Your first semester has flown by. Thanksgiving is around the corner and the kitchen frenzy will soon begin. Aside from the Big Bird and the other Thanksgiving standards, there’s no telling what may end up on the table this year! I can’t wait!!

Love, Mom
xooxoxoxoxoxox

It’s that Soup time of year again…

Fresh Butternut Squash and Corn Soup

IMG_4940Our neighbor brought over some home-grown organic Butternut squash. We had a day at home between trips and I decided to make soup. I looked around my food-depleted home and tried to use up any remaining edibles before we left again. This sweet and savory soup turned out to be very tasty and satisfying. Feel free to add or subtract or substitute any part of this recipe to suit you own tastes.

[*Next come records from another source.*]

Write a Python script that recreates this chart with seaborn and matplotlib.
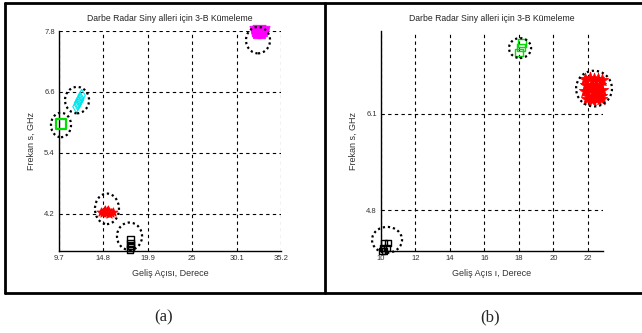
import numpy as np
import pandas as pd
import seaborn as sns
import matplotlib.pyplot as plt
from matplotlib.lines import Line2D
from matplotlib.patches import Ellipse

# ---- panel (a) clusters: angle (deg), frequency (GHz)
a_mag_x = [32.3, 32.7, 33.1, 32.5, 32.9]
a_mag_y = [7.80, 7.81, 7.80, 7.76, 7.76]
a_cya_x = [12.3, 12.15, 12.0, 11.85, 11.7, 12.1, 11.9]
a_cya_y = [6.53, 6.47, 6.42, 6.36, 6.31, 6.44, 6.39]
a_grn_x = [9.93]
a_grn_y = [5.97]
a_red_x = [14.5, 14.9, 15.2, 15.5, 15.9, 14.8, 15.1, 15.4, 15.7, 15.0, 15.3]
a_red_y = [4.24, 4.26, 4.25, 4.23, 4.24, 4.21, 4.22, 4.20, 4.22, 4.28, 4.27]
a_blk_x = [17.9, 17.9, 17.9, 17.85, 17.95]
a_blk_y = [3.70, 3.62, 3.54, 3.50, 3.58]

# cluster rings (centre, half-width, half-height)
a_ring_x = [32.56, 11.77, 9.93, 15.21, 17.8]
a_ring_y = [7.62, 6.44, 5.95, 4.30, 3.76]
a_ring_rx = [1.38, 1.38, 1.15, 1.38, 1.44]
a_ring_ry = [0.26, 0.26, 0.24, 0.30, 0.27]

a_xticks = [9.7, 14.8, 19.9, 25, 30.1, 35.2]
a_yticks = [4.2, 5.4, 6.6, 7.8]

# ---- panel (b) clusters
b_grn_x = [18.16, 18.1, 18.0]
b_grn_y = [7.05, 6.99, 6.92]
b_red_x = [21.85, 22.1, 22.35, 22.6, 22.82, 21.9, 22.2, 22.45, 22.7,
           21.85, 22.1, 22.35, 22.6, 22.82, 22.0, 22.3, 22.55, 22.78,
           21.95, 22.25, 22.5, 22.75]
b_red_y = [6.57, 6.58, 6.57, 6.56, 6.55, 6.48, 6.49, 6.47, 6.48,
           6.40, 6.41, 6.39, 6.40, 6.41, 6.33, 6.32, 6.34, 6.33,
           6.29, 6.28, 6.29, 6.30]
b_blk_x = [10.15, 10.4, 10.1, 10.35, 10.2, 10.05]
b_blk_y = [4.36, 4.36, 4.29, 4.29, 4.25, 4.25]

b_ring_x = [18.06, 22.35, 10.35]
b_ring_y = [6.98, 6.435, 4.40]
b_ring_rx = [0.64, 1.04, 0.87]
b_ring_ry = [0.134, 0.24, 0.174]

b_xticks = [10, 12, 14, 16, 18, 20, 22]
b_yticks = [4.8, 6.1]

title = "Darbe Radar Siny alleri için 3-B Kümeleme"

sns.set_style("white")
plt.rcParams["font.family"] = ["Liberation Sans Narrow", "Liberation Sans", "DejaVu Sans"]

fig = plt.figure(figsize=(6.42, 3.33), dpi=100)
ax_a = fig.add_axes([59/642, 82/333, 222/642, 220/333])
ax_b = fig.add_axes([381/642, 82/333, 222/642, 220/333])

trapezoid = [(-1, 0.8), (1, 0.8), (0.6, -0.8), (-0.6, -0.8), (-1, 0.8)]


def scatter(ax, xs, ys, marker, color, size, filled, lw=1.0):
    df = pd.DataFrame({"x": xs, "y": ys})
    kw = dict(facecolor=color) if filled else dict(facecolor="none")
    sns.scatterplot(data=df, x="x", y="y", ax=ax, marker=marker, s=size,
                    edgecolor=color, linewidth=lw, clip_on=False, zorder=3, **kw)


def rings(ax, cx, cy, rx, ry):
    for x, y, w, h in zip(cx, cy, rx, ry):
        ax.add_patch(Ellipse((x, y), 2*w, 2*h, fill=False, edgecolor="black",
                             linewidth=1.6, linestyle=(0, (1, 1.3)),
                             clip_on=False, zorder=4))


def style(ax, xticks, yticks, xlim, ylim, xlabel):
    ax.set_xlim(xlim)
    ax.set_ylim(ylim)
    ax.set_xticks(xticks)
    ax.set_yticks(yticks)
    ax.set_xticklabels([f"{t:g}" for t in xticks])
    ax.set_yticklabels([f"{t:g}" for t in yticks])
    ax.grid(True, color="black", linestyle=(0, (3, 3)), linewidth=0.8)
    ax.set_axisbelow(True)
    for s in ["top", "right"]:
        ax.spines[s].set_visible(False)
    for s in ["left", "bottom"]:
        ax.spines[s].set_color("black")
        ax.spines[s].set_linewidth(1.0)
    ax.tick_params(direction="in", length=2, labelsize=5.5, colors="#333333", pad=3)
    ax.set_xlabel(xlabel, fontsize=6.5, color="#333333", labelpad=5)
    ax.set_ylabel("Frekan s, GHz", fontsize=6.5, color="#333333", labelpad=6)
    ax.set_title(title, fontsize=6.2, color="#222222", pad=7)


# panel (a)
scatter(ax_a, a_mag_x, a_mag_y, trapezoid, "#ff00ff", 90, True, 0.5)
scatter(ax_a, a_cya_x, a_cya_y, "d", "#00e5ee", 38, False, 0.8)
scatter(ax_a, a_grn_x, a_grn_y, "s", "#00dd00", 45, False, 1.6)
scatter(ax_a, a_red_x, a_red_y, "*", "red", 45, True, 0.6)
scatter(ax_a, a_blk_x, a_blk_y, "s", "black", 22, False, 1.0)
rings(ax_a, a_ring_x, a_ring_y, a_ring_rx, a_ring_ry)
style(ax_a, a_xticks, a_yticks, (9.7, 35.2), (3.47, 7.8), "Geliş Açısı, Derece")

# panel (b)
scatter(ax_b, b_grn_x, b_grn_y, "s", "#00dd00", 30, False, 1.0)
scatter(ax_b, b_red_x, b_red_y, "*", "red", 85, True, 0.6)
scatter(ax_b, b_blk_x, b_blk_y, "s", "black", 18, False, 1.0)
rings(ax_b, b_ring_x, b_ring_y, b_ring_rx, b_ring_ry)
style(ax_b, b_xticks, b_yticks, (10, 22.87), (4.25, 7.21), "Geliş Açıs ı, Derece")

# table frame around the two figures
lw = 2.0
for xs, ys in [([5/642, 1.0], [1-3/333, 1-3/333]),
               ([5/642, 1.0], [1-293/333, 1-293/333]),
               ([5/642, 5/642], [1-3/333, 1-293/333]),
               ([325/642, 325/642], [1-3/333, 1-293/333])]:
    fig.add_artist(Line2D(xs, ys, transform=fig.transFigure, color="black", linewidth=lw))

fig.text(164/642, 1-317/333, "(a)", ha="center", va="center", fontsize=12,
         family=["Liberation Serif", "DejaVu Serif"])
fig.text(490/642, 1-317/333, "(b)", ha="center", va="center", fontsize=12,
         family=["Liberation Serif", "DejaVu Serif"])

fig.savefig("out.png", dpi=100)
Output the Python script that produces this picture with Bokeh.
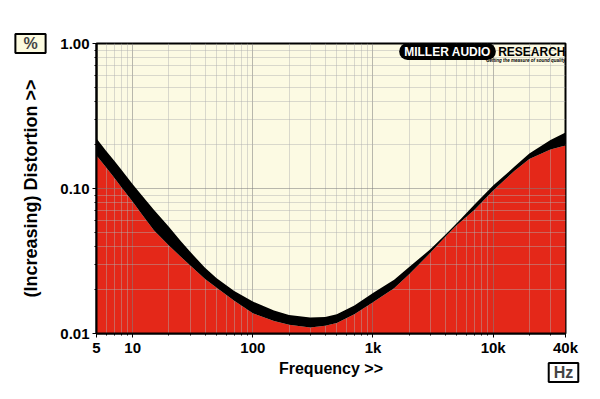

  • 2 medium sized butternut squash
  • 1 -2 medium sized purple or yellow onion
  • 1 small garlic bulb
  • 1 tablespoon olive oil
  • 3 cups water
  • 2-3 carrots, cut in chunks
  • 2-3 stalks of celery, cut in chunks
  • 3-5 dried figs cut-up
  • 2-4 teaspoons sea salt or to taste
  • black and red pepper to taste
  • 1 tablespoon cumin or to taste
  • 1 tablespoon za’atar or to taste
  • 12 ounce bag of frozen corn or kernels from 3-5 ears of fresh or frozen corn

Preheat oven to 375°

Line a baking sheet with parchment paper or spray with cooking spray

Rub the outside of the butternut squash with a little olive oil and salt.
Peel the onions and cut in quarters. Sprinkle with a little olive oil and salt.
Removes the thin paper-like skin of the garlic bulb and slice off the tip of the pointed edge of the bulb. Rub the outside of the garlic bulb with a little olive oil and salt and set it upright on the baking sheet with the cut edge up.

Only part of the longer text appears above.